Spanish loans levels rise in October


Loan performance for October

Octobers loans in Spain rose by 20.4% against the same month of the previous year.

The average loan size was up 4.6% against October of 2017 but down slightly on the level of September 2018.

In total 30.353 new Spanish mortgages were constituted in the month and the loan size average was € 126,926.

Against the previous month data showed some small falls with the amount of new loans being down 6.5% the level of capital lent being down 7.1% and the average size of the loan being down 0.6%.

Year on year growth continues

Against October of 2017 however the picture was much more rosy.

The number of new loans was up 20.4% the level of capital lent was up 25.9% due to a higher average loan size.

For the total year October to date Mortgage in Spain 2018 figures over 2017 the number of new credits is up 10.7%, the capital lent up 16.6% and loans sizes up 5.3%.

This is against strong increases of 2017 over 2016.

Home loans make up bulk of new credit

Spanish mortgages granted for dwellings made up 66.4% of all new credit flowing into the system against 63.1% in September.

Traditionally it is normal for Octobers numbers to be lower than September so normal trends appear to be being followed.

Interest rates for homes bought with a mortgage in Spain averaged at 2.63% which is 2.3% lower than October 2017, the average term granted was 24 years.

Variable versus fixed rates

60.4% of all new lending was granted on a variable rate product type basis with 39.6% being taken on a fixed rate.

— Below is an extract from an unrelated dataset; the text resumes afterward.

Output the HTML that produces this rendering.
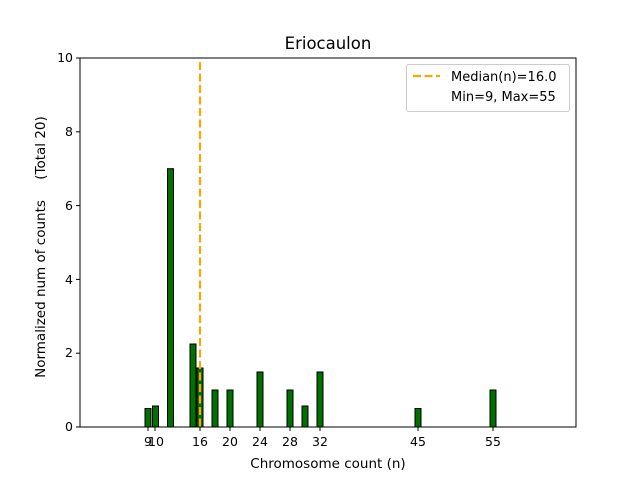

This split of variable to fixed rates has been normal over the last few months.

The average fixed rate was 2.99% and was 3.7% lower than October 2107. It is anticipate average rates will start to climb as we see November and Decembers figures due to increases implemented by the lenders in Spain due to the Banks being forced to pick up mortgage deed tax costs.

Competition however remains fierce between lenders with no Banks wanting to lose good applications on pricing.

Lenders tailoring terms to applicants strength

More and more we are seeing Banks offering bespoke products rather than best buys based on the overall quality of the application.

Applicants with lower loan to value requirements low debt to income ratios and high earnings from professional activity can negotiate much better terms than the headline rates suggest are available.

It is also the case that some banks in anticipation of changes to the mortgage market rules due out in 2019 are dropping charges related to any of the process of setting up a loan.

One lender has already stopped charging clients any of the following

  • Notary and land registry costs related to the deed
  • Bank arrangement fees
  • Valuation fees.

To a degree some of this is reflected in minimum rates they can offer and there are a number of linked products that must be contracted but for clients on minimum net incomes of € 4.000 equivalent per month and a Debt to Income ratio not exceeding 30% it is now possible to avoid all set up costs.

Regional performances

Regionally Andalucia, Cataluna, Valencia and Murcia all had a good completion month in October.

The Balearics which stormed ahead last year has had a more difficult year with lending down in October and only up 5.6% annually against an average countrywide increase of 25.9%.

For the second month in a row the Spanish Banks saw a net book increase as only 29,025 loans were redeemed or cancelled against 30,356 new loans constituted.